I followed the steps outlines below:

  1. Log into the NAS and open storage manager
  2. Go to the "HDD/SSD" section, and right-click on the smaller drive.  Select to disable it.
  3. After a warning and request for the admin password, the drive is deactivated, and the SHR RAID is changed to degrated status.  The software informs me to look for the drive with the orange light.
  4. Sure enough, the LED on one of the drive bays has changed color to orange.  I pull it out, and check the drive to confirm that it is the correct one.  (It says 3TB on the label).
  5. I remove the 3TB drive from the drive sled, and then clean the sled with alcohol since it has been in the NAS for years collecting dust.  
  6. I insert the new 10TB Seagate drive into the drive sled, and slide it into the NAS.
  7. I go back to the computer and check the "Storage Manager" again, where it is happily showing the drive in the "HDD/SSD" section, and check the "Health Info".  
  8. Since there are no issues with the drive health, I add it to the array.  It asks me if I want to increase the array size at the same time.  Of course!  
It started out saying that I would need 2 hours to repair the RAID Array, but since I was also syncing files to it at the same time, this figure changed to 16 days.  Obviously that isn't an efficient way to do things, so I stopped the transfers pending the array rebuild.  

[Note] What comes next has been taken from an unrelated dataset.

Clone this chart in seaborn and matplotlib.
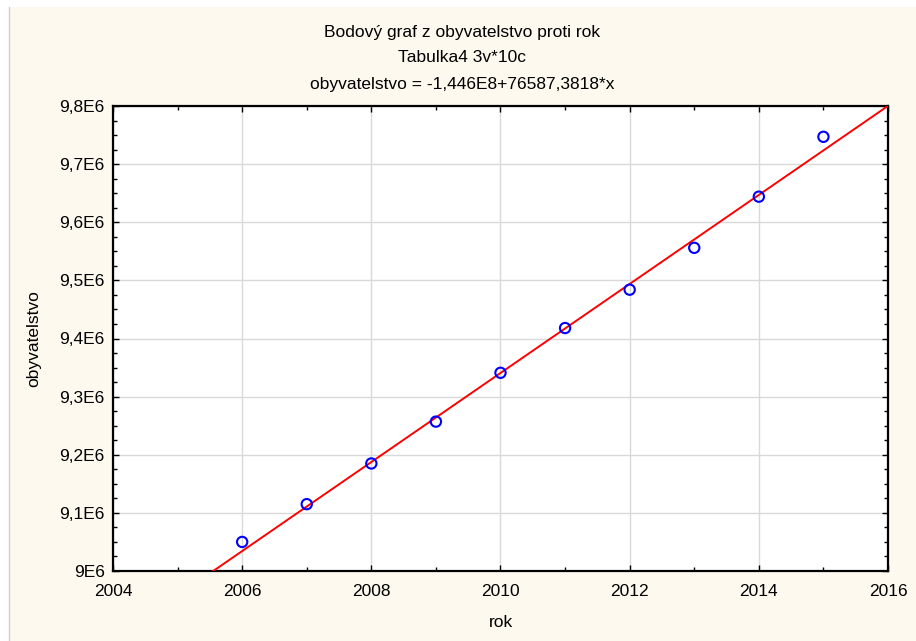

Unfortunately I didn't take screenshots at every step of the process, but I can assure you that is it quite easy - the most difficult thing is that you need to know you can right-click on drives in the HDD/SSD section, as there is no visual indicator.  




Once the other activity was discontinued, the RAID rebuild sped up considerably, ad in fast completed in a total of less than 4 hours.  It would have been closer to 2 hours has I left it alone from the start.  


Once the rebuild completed, the capacity changed to 7.3TB.  

This means I now have more than enough space to start synching the video footage I want to sync in order to free up space on my PCs and QuaStations.  

In this case, I am syncing a folder from two machines to the NAS, my PC and one of the QuaStation servers.  The transfer speed is wavering between 20 and 50 MB/s, but anyway the transfer will be done within an hour, at which point I can safely remove the files from my PC to free up space for new video while still retaining two copies.  (Three, if you count the mirroring).  

This transfer would actually be much faster, but it is bottlenecked by a few things:
1. One of the sources is my PC, which connected using WiFi, since there is no ethernet to the room it is in.
2. The connection between the WiFi router and the NAS is also by powerline adaptor, which maxes out at around 100mbps, which means I am never going to get more than 10 MB/s anyway, so the WiFi isn't the bottleneck.
3. The QuaStation itself seems to be sending at varying speeds, from around 13 to over 30 MB/s.  

None of this would be great if I intended to work on things over the network directly with SMB or NFS, but since the goal is to sync locally in the background, it works just fine.  

New content is typically added on my PCs, synched to the servers and NAS in the background, and then eventually deleted from the PCs when not needed.